Participants: Dr Imaobong Umoren and Dr Megan Black
Notes and record keeping
One of the main tasks of the historian is to accumulate evidence from written and oral sources on which to base their work. We will discuss how we can do this effectively and to minimise problems of storage and recovery.
Participant: Dr Paul Keenan
Electronic sources for historians
A valuable opportunity to run through the search tools available on-line via the Library. Note: this meeting will take place in LRB.R08 on the lower ground floor of library.
Participant: Dr Paul Horsler (History librarian, LSE Library)
Oral History and Interviewing
A useful, and occasionally the only, method of obtaining information on contemporary issues is by interviewing witnesses. There are, however, important issues of technique, confidentiality, reliability and record-keeping that arise from this procedure. Before attending this meeting, please consult one of the relevant items on the reading list and/or the website of the Oral History Association.
Participant: Professor Nigel Ashton
Working in the archives
An informal discussion of aspects of archival research at home and abroad, with practical advice offered by several faculty members.
Participant: Dr Taylor C. Sherman
The Writing Process
An informal discussion of aspects of thesis writing. Please note: bring to this meeting at least one example of GOOD historical or other non-fiction writing and be prepared to explain why you chose it.
Participant: Dr David Motadel
Presenting Papers at Seminars and Conferences
An informal discussion on how to give a paper: preparation and delivery, how to deal with criticisms and questions. IT aids: PowerPoint. How to get published: academic journals and book publishers: sources of advice. What makes a good paper/article?
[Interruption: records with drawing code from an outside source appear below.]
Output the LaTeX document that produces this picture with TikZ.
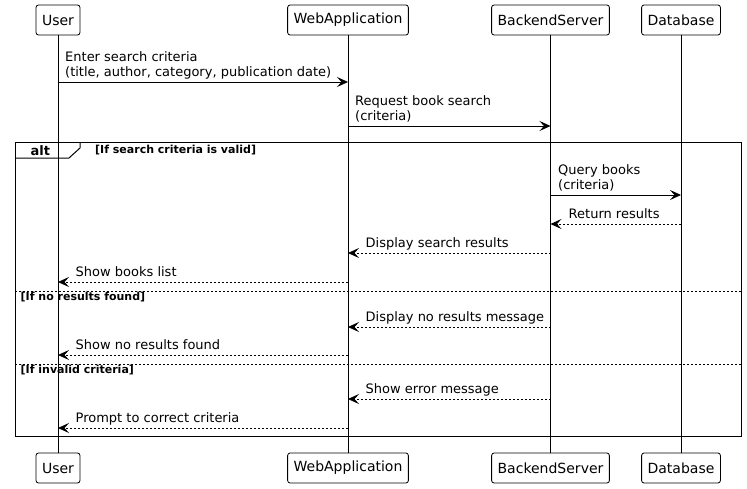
\documentclass[tikz,border=0pt]{standalone}
\usepackage{fontspec}
\setmainfont{DejaVu Sans}
\usetikzlibrary{arrows.meta}
\begin{document}
\begin{tikzpicture}[x=1pt,y=-1pt,
  actor/.style={draw, rounded corners=2.5pt, minimum height=30pt, inner xsep=6pt, inner ysep=0pt, font=\fontsize{14}{16}\selectfont, line width=0.8pt},
  lifeline/.style={line width=0.8pt},
  msg/.style={-{Stealth[length=11pt,width=10pt,inset=4.5pt]}, line width=0.8pt},
  reply/.style={msg, dash pattern=on 2pt off 2pt},
  lbl/.style={anchor=south west, inner sep=0pt, align=left, text depth=3pt, font=\fontsize{13}{15}\selectfont},
  guard/.style={anchor=base west, inner sep=0pt, font=\bfseries\fontsize{11}{13}\selectfont},
  framebox/.style={line width=1pt},
  sep/.style={line width=0.8pt, dash pattern=on 2pt off 2pt}
]
\useasboundingbox[fill=white] (0,0) rectangle (747,488);

% participants
\node[actor] (uT) at (58,20) {User};
\node[actor] (wT) at (348,20) {WebApplication};
\node[actor] (bT) at (550.5,20) {BackendServer};
\node[actor] (dT) at (681,20) {Database};
\node[actor] (uB) at (58,468) {User};
\node[actor] (wB) at (348,468) {WebApplication};
\node[actor] (bB) at (550.5,468) {BackendServer};
\node[actor] (dB) at (681,468) {Database};

% lifelines
\draw[lifeline] (uT) -- (uB);
\draw[lifeline] (wT) -- (wB);
\draw[lifeline] (bT) -- (bB);
\draw[lifeline] (dT) -- (dB);

% alt frame
\draw[framebox] (15,142) rectangle (741.5,436);
\draw[framebox] (15,158) -- (69,158) -- (80,148) -- (80,142);
\node[anchor=base west, inner sep=0pt, font=\bfseries\fontsize{13}{15}\selectfont] (altlbl) at (30.5,155) {alt};
\node[guard] (g1) at (95,153) {[If search criteria is valid]};
\coordinate (s1l) at (15,291);
\coordinate (s1r) at (741.5,291);
\draw[sep] (s1l) -- (s1r);
\node[guard] (g2) at (20.5,300) {[If no results found]};
\coordinate (s2l) at (15,364);
\coordinate (s2r) at (741.5,364);
\draw[sep] (s2l) -- (s2r);
\node[guard] (g3) at (20.5,373) {[If invalid criteria]};

% message end points
\coordinate (u1) at (uT |- 0,82);   \coordinate (w1) at (wT |- 0,82);
\coordinate (w2) at (wT |- 0,126);  \coordinate (b2) at (bT |- 0,126);
\coordinate (b3) at (bT |- 0,195);  \coordinate (d3) at (dT |- 0,195);
\coordinate (d4) at (dT |- 0,224);  \coordinate (b4) at (bT |- 0,224);
\coordinate (b5) at (bT |- 0,253);  \coordinate (w5) at (wT |- 0,253);
\coordinate (w6) at (wT |- 0,282);  \coordinate (u6) at (uT |- 0,282);
\coordinate (b7) at (bT |- 0,327);  \coordinate (w7) at (wT |- 0,327);
\coordinate (w8) at (wT |- 0,355);  \coordinate (u8) at (uT |- 0,355);
\coordinate (b9) at (bT |- 0,399);  \coordinate (w9) at (wT |- 0,399);
\coordinate (w10) at (wT |- 0,428); \coordinate (u10) at (uT |- 0,428);

% messages
\draw[msg] (u1) -- (w1);
\node[lbl] (l1) at (65,80) {Enter search criteria\\(title, author, category, publication date)};
\draw[msg] (w2) -- (b2);
\node[lbl] (l2) at (355,124) {Request book search\\(criteria)};
\draw[msg] (b3) -- (d3);
\node[lbl] (l3) at (558,193) {Query books\\(criteria)};
\draw[reply] (d4) -- (b4);
\node[lbl] (l4) at (568.5,222) {Return results};
\draw[reply] (b5) -- (w5);
\node[lbl] (l5) at (365.5,251) {Display search results};
\draw[reply] (w6) -- (u6);
\node[lbl] (l6) at (75.5,280) {Show books list};
\draw[reply] (b7) -- (w7);
\node[lbl] (l7) at (365.5,325) {Display no results message};
\draw[reply] (w8) -- (u8);
\node[lbl] (l8) at (75.5,353) {Show no results found};
\draw[reply] (b9) -- (w9);
\node[lbl] (l9) at (365.5,397) {Show error message};
\draw[reply] (w10) -- (u10);
\node[lbl] (l10) at (75.5,426) {Prompt to correct criteria};
\end{tikzpicture}
\end{document}
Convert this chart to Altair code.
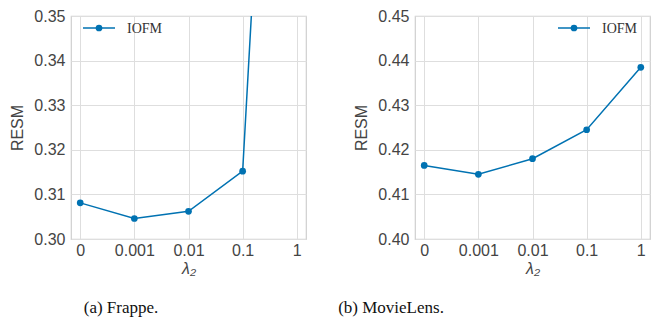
import altair as alt
import pandas as pd

lambdas = ["0", "0.001", "0.01", "0.1", "1"]
frappe_resm = [0.3081, 0.3046, 0.3062, 0.3152, 0.532]
movielens_resm = [0.4165, 0.4145, 0.4180, 0.4245, 0.4385]
series_name = "IOFM"
captions = ["(a)  Frappe.", "(b)  MovieLens."]

BLUE = "#0072B2"
W, H = 235, 223
LEG_Y = 12


def panel(values, ydomain, yticks, legend_x, caption, caption_x):
    df = pd.DataFrame({"lam": lambdas, "resm": values})
    x = alt.X("lam:N", sort=lambdas,
              scale=alt.Scale(type="point", padding=0.17),
              axis=alt.Axis(title="λ₂", labelAngle=0))
    y = alt.Y("resm:Q", scale=alt.Scale(domain=ydomain, nice=False, zero=False),
              axis=alt.Axis(title="RESM", values=yticks, format=".2f"))
    line = alt.Chart(df).mark_line(color=BLUE, strokeWidth=1.5, clip=True).encode(x=x, y=y)
    pts = alt.Chart(df).mark_point(color=BLUE, filled=True, opacity=1, size=45, clip=True).encode(x=x, y=y)
    leg = pd.DataFrame({"name": [series_name]})
    leg_line = alt.Chart(leg).mark_rule(color=BLUE, strokeWidth=1.5).encode(
        x=alt.value(legend_x), x2=alt.value(legend_x + 32), y=alt.value(LEG_Y))
    leg_pt = alt.Chart(leg).mark_point(color=BLUE, filled=True, opacity=1, size=45).encode(
        x=alt.value(legend_x + 16), y=alt.value(LEG_Y))
    leg_txt = alt.Chart(leg).mark_text(align="left", baseline="middle", font="Liberation Serif",
                                       fontSize=14, color="#333").encode(
        x=alt.value(legend_x + 44), y=alt.value(LEG_Y + 0.5), text="name:N")
    cap = alt.Chart(pd.DataFrame({"c": [caption]})).mark_text(
        align="center", baseline="middle", font="Liberation Serif", fontSize=17, color="#111").encode(
        x=alt.value(caption_x), y=alt.value(292), text="c:N")
    return alt.layer(line, pts, leg_line, leg_pt, leg_txt, cap).properties(width=W, height=H)


left = panel(frappe_resm, [0.30, 0.35], [0.30, 0.31, 0.32, 0.33, 0.34, 0.35], 12, captions[0], 50)
right = panel(movielens_resm, [0.40, 0.45], [0.40, 0.41, 0.42, 0.43, 0.44, 0.45], 143, captions[1], -24)

chart = alt.hconcat(left, right, spacing=109, bounds="flush").resolve_scale(y="independent").properties(
    padding={"left": 1, "top": -1, "right": 0, "bottom": 0},
    background="white",
).configure_view(stroke="#cfcfcf", strokeWidth=1.2).configure_axis(
    grid=True, gridColor="#dedede", gridWidth=1, domain=False, ticks=False,
    labelFont="Liberation Sans", labelFontSize=16, labelColor="#444",
    titleFont="Liberation Sans", titleFontSize=16, titleColor="#444", titleFontWeight="normal",
).configure_axisY(labelPadding=6, titlePadding=8).configure_axisX(labelPadding=3, titlePadding=2,
                                                                  titleFontStyle="italic")

chart.save("out.html", embed_options={"renderer": "svg", "actions": False})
Participants: Professor David Stevenson and Dr Ronald C. Po
There will probably be three or so meetings in the Summer term, depending on the number of first- year students who are preparing for the upgrade. The meetings will be given over to presentations by students of the draft chapter they will be submitting for the upgrading exercise. Two students will normally make presentations at each meeting. They will be asked to summarise their chapter, explaining its thesis and how it is underpinned. The order of appearance will be decided toward the end of the Michaelmas term.